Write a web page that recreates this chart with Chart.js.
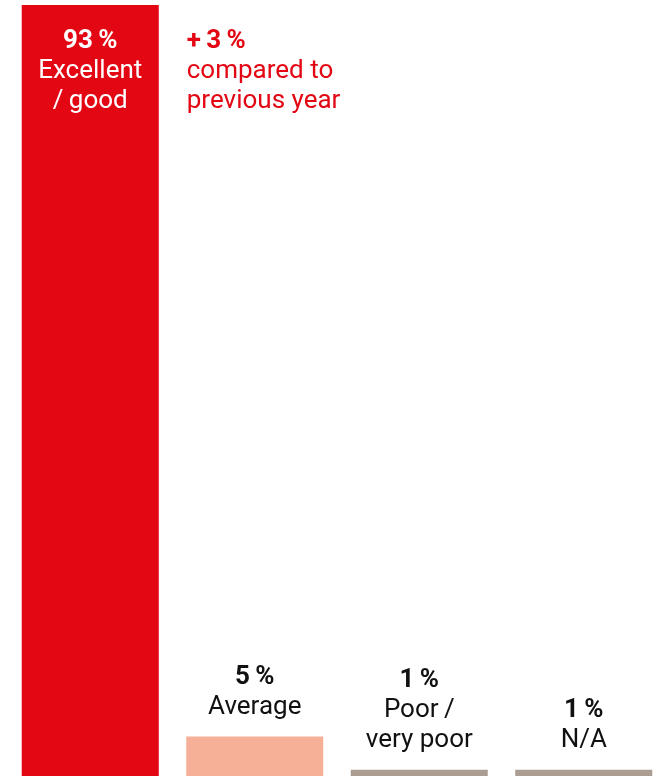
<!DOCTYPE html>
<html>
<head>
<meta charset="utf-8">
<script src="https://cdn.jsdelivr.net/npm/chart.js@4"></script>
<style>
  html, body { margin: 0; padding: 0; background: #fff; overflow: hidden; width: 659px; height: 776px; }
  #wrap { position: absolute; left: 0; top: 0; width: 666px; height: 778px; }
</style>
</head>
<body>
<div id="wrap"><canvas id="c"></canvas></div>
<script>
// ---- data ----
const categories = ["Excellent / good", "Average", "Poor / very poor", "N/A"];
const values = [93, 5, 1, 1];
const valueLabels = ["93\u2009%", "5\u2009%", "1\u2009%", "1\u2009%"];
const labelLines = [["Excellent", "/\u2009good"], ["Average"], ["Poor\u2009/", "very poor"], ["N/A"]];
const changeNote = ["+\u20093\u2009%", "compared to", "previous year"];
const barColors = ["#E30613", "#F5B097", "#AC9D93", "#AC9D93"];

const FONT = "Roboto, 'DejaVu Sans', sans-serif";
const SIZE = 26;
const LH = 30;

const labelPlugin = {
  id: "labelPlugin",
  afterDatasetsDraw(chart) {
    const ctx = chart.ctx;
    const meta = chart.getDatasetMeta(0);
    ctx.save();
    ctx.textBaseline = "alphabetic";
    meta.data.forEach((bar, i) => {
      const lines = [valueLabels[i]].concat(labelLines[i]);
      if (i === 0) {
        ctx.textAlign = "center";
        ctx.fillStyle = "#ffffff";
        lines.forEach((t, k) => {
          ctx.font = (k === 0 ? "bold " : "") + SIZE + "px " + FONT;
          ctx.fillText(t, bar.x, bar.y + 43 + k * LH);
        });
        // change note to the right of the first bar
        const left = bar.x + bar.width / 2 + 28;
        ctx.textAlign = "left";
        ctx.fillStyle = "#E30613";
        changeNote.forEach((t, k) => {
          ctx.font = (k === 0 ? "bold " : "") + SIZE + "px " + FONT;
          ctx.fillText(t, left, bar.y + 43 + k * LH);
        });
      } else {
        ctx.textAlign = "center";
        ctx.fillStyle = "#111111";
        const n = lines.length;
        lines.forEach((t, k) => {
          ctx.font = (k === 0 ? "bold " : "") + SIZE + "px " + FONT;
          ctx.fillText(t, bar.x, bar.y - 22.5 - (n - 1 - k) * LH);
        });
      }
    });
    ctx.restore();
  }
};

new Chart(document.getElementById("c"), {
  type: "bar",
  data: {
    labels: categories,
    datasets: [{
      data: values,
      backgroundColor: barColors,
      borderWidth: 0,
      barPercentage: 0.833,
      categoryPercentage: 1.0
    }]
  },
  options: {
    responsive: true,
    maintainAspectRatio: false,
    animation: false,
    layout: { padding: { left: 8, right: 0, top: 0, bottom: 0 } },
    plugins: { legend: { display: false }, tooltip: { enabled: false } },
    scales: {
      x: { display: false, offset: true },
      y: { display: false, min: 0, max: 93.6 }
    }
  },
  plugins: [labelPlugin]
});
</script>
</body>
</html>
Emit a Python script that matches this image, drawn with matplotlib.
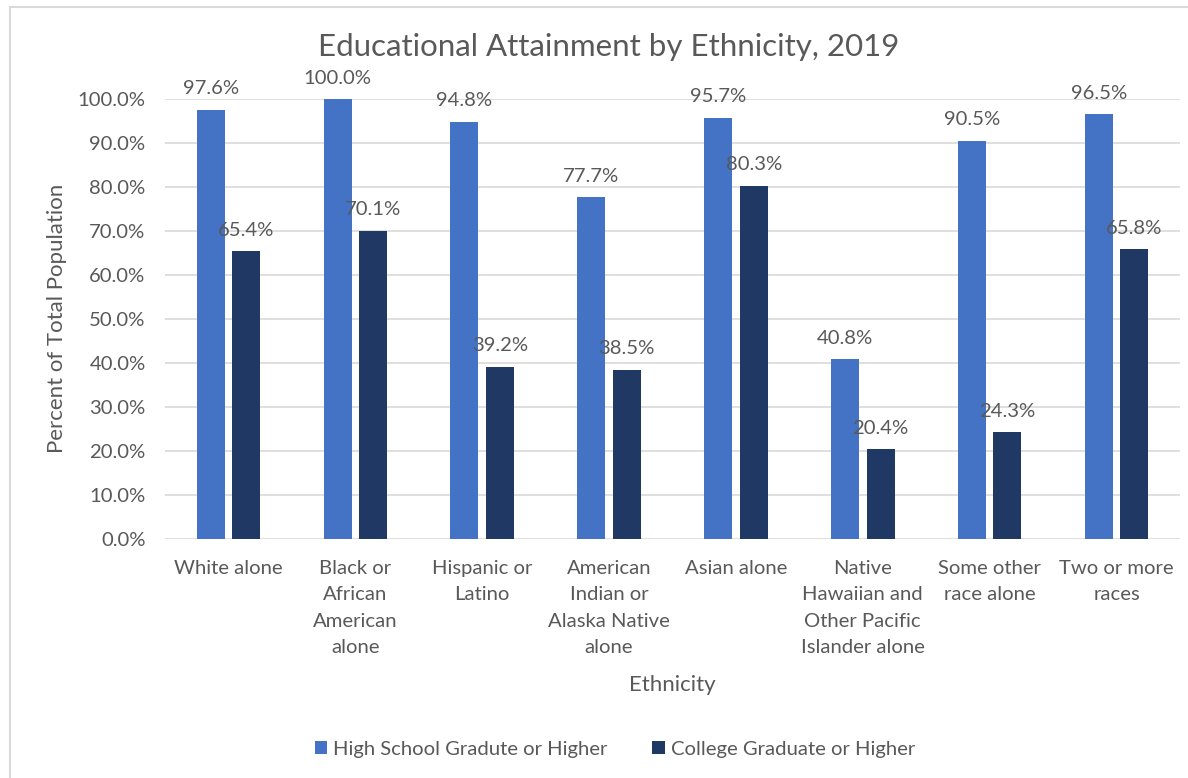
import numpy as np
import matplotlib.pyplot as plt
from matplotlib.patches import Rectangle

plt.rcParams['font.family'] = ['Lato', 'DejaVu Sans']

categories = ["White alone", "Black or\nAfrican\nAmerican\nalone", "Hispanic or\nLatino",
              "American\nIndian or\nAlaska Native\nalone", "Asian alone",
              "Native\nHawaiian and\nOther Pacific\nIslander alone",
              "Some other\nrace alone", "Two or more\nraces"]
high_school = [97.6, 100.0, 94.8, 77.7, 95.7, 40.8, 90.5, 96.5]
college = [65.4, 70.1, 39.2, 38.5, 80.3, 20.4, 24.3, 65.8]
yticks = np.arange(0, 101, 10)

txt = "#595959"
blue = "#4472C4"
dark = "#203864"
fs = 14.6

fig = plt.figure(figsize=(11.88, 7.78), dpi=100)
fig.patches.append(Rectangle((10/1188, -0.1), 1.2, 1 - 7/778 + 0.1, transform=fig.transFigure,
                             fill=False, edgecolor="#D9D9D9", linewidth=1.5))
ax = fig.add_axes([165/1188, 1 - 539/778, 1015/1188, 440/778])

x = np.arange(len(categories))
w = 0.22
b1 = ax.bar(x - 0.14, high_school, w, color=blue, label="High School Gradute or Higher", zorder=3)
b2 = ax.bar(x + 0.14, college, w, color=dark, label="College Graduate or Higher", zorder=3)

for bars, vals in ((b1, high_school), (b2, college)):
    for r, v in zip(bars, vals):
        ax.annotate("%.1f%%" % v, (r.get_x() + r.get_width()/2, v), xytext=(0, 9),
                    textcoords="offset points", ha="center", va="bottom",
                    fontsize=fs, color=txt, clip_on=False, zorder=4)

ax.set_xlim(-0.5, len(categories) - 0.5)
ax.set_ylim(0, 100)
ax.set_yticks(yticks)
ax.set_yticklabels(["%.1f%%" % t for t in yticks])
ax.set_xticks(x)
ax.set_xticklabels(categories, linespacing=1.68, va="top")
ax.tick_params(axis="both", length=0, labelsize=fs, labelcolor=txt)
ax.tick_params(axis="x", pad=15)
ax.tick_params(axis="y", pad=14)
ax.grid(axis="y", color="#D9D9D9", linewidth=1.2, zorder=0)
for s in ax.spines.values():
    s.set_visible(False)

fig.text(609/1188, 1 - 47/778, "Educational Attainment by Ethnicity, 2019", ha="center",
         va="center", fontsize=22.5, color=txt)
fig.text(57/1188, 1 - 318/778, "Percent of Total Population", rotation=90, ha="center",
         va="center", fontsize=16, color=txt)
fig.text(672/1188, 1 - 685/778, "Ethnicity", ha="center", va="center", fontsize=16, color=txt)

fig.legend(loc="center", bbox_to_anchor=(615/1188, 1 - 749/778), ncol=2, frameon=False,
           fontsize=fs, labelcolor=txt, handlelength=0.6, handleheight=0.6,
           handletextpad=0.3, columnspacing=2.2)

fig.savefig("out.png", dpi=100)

_ _ _

_Written problem:_ Nothing but the lines from the one with "Emit a Python" down to the one with "plt.rcParams['font.family'] = ['Lato', 'DejaVu" should be printed, both of them included. Leave out the pictures.

_Answer to this task:_
Emit a Python script that matches this image, drawn with matplotlib.
import numpy as np
import matplotlib.pyplot as plt
from matplotlib.patches import Rectangle

plt.rcParams['font.family'] = ['Lato', 'DejaVu Sans']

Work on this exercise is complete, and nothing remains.